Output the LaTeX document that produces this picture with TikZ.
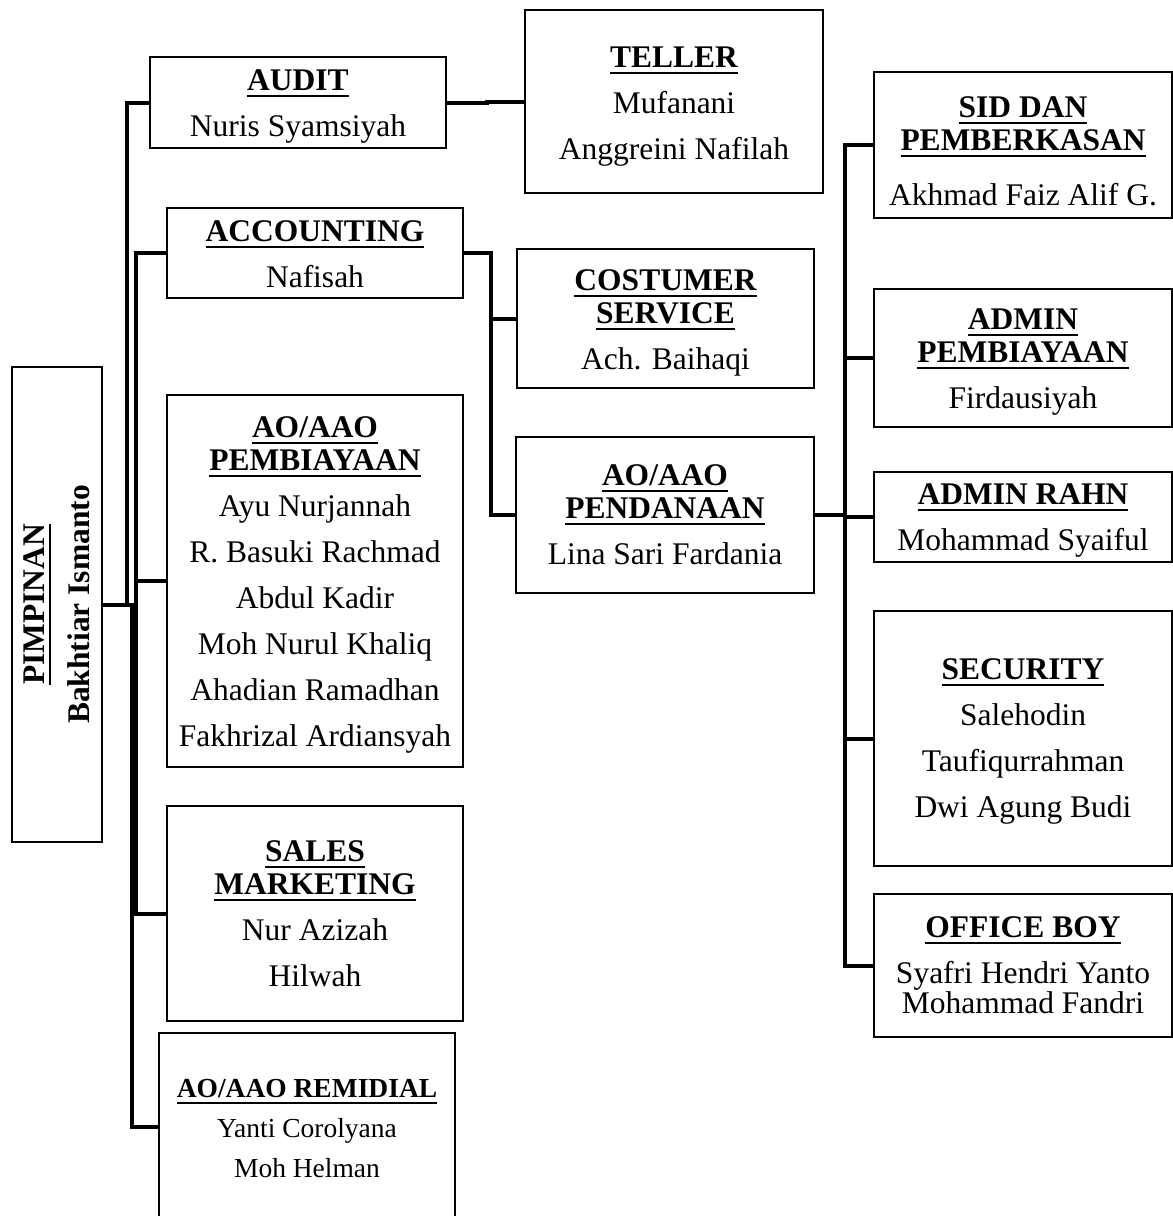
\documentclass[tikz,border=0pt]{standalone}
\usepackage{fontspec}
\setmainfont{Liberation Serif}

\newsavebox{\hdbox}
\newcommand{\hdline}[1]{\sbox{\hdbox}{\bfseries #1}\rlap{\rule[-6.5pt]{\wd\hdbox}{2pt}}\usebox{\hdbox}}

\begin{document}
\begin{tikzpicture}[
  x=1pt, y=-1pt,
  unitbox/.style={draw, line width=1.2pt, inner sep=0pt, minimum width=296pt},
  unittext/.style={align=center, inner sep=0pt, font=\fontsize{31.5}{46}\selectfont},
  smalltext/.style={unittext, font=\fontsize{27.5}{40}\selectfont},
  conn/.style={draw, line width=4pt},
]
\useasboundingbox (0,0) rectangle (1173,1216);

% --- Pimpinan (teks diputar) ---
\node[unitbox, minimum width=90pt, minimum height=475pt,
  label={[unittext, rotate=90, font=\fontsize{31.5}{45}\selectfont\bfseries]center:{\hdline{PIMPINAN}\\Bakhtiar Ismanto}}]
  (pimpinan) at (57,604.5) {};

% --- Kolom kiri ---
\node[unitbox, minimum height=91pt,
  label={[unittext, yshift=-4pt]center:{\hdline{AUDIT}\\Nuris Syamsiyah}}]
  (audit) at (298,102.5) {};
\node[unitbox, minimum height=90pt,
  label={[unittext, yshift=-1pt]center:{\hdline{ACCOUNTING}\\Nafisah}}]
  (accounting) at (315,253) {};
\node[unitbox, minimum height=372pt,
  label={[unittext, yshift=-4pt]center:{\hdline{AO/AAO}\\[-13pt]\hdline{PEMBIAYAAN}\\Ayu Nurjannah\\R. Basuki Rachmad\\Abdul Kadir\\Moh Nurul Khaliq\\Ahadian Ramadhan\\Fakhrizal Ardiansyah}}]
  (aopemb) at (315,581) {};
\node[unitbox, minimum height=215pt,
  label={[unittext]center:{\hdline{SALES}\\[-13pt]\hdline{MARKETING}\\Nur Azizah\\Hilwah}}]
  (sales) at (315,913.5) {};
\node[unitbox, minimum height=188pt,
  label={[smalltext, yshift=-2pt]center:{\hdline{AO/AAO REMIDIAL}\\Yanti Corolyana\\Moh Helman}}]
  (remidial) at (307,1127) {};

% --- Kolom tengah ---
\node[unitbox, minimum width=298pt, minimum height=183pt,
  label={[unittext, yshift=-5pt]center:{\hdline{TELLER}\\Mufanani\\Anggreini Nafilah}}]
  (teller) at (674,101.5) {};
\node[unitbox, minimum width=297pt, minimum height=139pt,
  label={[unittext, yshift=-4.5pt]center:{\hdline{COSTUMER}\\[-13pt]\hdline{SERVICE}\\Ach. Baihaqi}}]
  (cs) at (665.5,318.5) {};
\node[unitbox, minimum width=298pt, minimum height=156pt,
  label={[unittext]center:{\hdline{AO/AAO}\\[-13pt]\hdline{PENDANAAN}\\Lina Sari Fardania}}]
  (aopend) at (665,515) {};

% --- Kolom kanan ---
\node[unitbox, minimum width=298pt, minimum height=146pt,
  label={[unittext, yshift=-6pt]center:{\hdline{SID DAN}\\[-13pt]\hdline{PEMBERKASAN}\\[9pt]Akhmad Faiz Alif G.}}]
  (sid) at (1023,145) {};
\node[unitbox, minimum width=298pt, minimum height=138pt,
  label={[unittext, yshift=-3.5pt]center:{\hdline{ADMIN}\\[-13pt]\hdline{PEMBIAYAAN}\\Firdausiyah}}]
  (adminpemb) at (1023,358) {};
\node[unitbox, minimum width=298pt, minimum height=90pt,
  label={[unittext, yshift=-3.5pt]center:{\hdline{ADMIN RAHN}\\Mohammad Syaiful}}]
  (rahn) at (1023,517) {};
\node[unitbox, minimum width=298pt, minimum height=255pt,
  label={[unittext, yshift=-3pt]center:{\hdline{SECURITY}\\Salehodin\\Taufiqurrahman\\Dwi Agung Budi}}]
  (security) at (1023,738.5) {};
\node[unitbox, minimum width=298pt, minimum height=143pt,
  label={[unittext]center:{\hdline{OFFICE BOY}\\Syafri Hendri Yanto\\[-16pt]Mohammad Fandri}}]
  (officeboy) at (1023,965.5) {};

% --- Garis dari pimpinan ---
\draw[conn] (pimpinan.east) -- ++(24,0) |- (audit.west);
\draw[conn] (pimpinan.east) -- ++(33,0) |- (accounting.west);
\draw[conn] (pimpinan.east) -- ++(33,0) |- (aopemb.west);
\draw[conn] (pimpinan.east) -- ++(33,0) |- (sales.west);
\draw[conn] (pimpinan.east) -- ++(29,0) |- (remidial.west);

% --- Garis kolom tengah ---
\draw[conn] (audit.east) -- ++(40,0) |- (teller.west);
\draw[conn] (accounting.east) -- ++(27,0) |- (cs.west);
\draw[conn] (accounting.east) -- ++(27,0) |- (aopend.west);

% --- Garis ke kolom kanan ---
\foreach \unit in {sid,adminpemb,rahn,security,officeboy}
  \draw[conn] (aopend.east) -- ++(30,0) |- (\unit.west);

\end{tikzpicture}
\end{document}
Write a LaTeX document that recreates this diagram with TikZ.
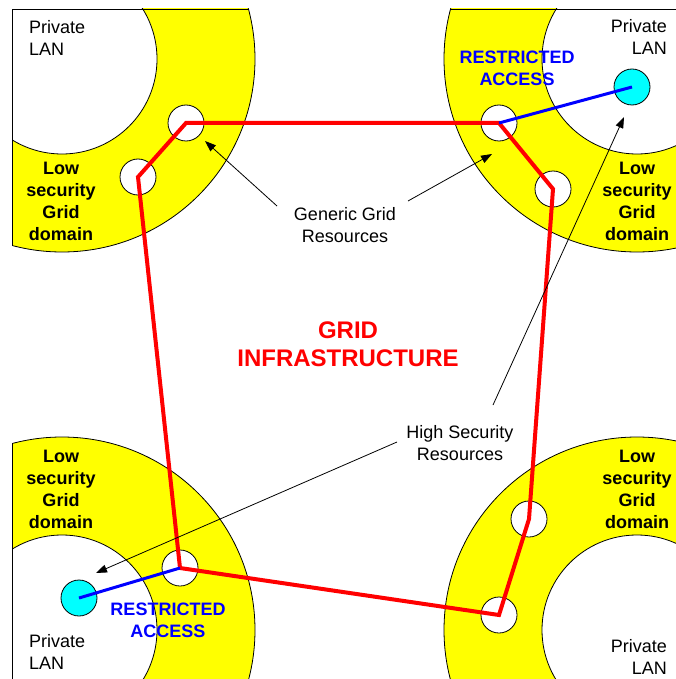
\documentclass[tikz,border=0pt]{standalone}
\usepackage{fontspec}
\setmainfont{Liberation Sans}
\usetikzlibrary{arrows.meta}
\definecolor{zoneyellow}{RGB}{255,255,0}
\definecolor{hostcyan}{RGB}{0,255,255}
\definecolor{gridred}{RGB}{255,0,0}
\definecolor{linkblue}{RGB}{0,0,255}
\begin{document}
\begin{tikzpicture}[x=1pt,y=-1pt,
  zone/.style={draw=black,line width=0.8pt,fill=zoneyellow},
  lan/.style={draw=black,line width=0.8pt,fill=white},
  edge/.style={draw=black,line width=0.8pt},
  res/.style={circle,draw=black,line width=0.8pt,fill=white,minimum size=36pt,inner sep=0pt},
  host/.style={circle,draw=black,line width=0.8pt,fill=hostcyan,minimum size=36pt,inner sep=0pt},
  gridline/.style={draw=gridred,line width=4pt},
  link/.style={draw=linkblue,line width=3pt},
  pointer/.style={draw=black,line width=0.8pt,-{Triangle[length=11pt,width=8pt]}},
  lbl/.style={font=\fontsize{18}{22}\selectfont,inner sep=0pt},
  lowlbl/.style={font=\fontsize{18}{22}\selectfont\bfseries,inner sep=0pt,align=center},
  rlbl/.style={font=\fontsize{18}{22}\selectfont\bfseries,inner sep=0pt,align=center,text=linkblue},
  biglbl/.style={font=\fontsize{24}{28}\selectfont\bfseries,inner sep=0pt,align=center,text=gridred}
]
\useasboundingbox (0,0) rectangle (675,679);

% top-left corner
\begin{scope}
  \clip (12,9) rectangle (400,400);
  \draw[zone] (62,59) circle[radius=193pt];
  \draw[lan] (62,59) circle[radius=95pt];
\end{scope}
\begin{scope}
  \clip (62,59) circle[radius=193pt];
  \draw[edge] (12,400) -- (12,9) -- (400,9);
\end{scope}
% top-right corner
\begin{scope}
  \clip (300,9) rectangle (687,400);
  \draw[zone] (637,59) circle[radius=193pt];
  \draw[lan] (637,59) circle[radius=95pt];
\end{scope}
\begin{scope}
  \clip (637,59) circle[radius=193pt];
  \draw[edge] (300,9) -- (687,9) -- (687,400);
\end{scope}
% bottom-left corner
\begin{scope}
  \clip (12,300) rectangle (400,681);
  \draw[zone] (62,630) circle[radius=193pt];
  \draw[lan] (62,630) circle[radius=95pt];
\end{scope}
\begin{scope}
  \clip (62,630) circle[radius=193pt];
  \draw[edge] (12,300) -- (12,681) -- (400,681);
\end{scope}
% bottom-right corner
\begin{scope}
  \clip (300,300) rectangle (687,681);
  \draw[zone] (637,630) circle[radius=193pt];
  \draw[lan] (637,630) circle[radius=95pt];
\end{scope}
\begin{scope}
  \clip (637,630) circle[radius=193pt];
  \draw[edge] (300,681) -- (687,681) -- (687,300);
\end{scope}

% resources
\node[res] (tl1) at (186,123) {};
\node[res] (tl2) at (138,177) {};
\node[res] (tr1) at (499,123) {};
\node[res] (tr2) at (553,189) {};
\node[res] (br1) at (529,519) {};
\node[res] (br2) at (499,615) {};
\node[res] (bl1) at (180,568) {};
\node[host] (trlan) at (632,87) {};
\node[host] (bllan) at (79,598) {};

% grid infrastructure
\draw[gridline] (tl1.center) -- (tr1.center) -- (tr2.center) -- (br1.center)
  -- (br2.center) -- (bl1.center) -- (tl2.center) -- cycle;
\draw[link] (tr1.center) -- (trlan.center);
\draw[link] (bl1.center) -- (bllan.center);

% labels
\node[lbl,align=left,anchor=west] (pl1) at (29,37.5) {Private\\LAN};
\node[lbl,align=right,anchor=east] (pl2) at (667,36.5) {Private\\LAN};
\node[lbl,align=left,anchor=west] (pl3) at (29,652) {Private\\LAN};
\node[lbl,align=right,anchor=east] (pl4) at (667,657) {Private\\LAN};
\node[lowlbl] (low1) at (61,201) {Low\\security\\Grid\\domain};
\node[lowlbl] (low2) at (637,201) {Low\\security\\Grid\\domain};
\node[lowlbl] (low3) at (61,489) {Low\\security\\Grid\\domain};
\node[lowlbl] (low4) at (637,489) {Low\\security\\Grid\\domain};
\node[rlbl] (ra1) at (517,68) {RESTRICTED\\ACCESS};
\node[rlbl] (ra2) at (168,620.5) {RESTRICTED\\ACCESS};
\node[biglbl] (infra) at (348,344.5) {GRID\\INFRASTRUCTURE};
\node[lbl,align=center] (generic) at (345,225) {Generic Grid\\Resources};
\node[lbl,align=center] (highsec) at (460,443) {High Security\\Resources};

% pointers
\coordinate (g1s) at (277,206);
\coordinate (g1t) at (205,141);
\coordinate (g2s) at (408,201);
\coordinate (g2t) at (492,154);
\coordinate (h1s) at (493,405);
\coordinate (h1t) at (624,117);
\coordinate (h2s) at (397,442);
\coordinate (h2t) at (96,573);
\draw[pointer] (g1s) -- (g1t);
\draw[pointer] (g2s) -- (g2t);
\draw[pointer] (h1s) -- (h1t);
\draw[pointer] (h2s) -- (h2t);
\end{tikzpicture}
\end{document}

GOAL OF THE EXERCISE: Only the lines from the top of the records through the line with "(pimpinan) at (57,604.5)" belong in the copy; write them out exactly, leaving out pictures.

TASK SOLUTION:
Output the LaTeX document that produces this picture with TikZ.
\documentclass[tikz,border=0pt]{standalone}
\usepackage{fontspec}
\setmainfont{Liberation Serif}

\newsavebox{\hdbox}
\newcommand{\hdline}[1]{\sbox{\hdbox}{\bfseries #1}\rlap{\rule[-6.5pt]{\wd\hdbox}{2pt}}\usebox{\hdbox}}

\begin{document}
\begin{tikzpicture}[
  x=1pt, y=-1pt,
  unitbox/.style={draw, line width=1.2pt, inner sep=0pt, minimum width=296pt},
  unittext/.style={align=center, inner sep=0pt, font=\fontsize{31.5}{46}\selectfont},
  smalltext/.style={unittext, font=\fontsize{27.5}{40}\selectfont},
  conn/.style={draw, line width=4pt},
]
\useasboundingbox (0,0) rectangle (1173,1216);

% --- Pimpinan (teks diputar) ---
\node[unitbox, minimum width=90pt, minimum height=475pt,
  label={[unittext, rotate=90, font=\fontsize{31.5}{45}\selectfont\bfseries]center:{\hdline{PIMPINAN}\\Bakhtiar Ismanto}}]
  (pimpinan) at (57,604.5) {};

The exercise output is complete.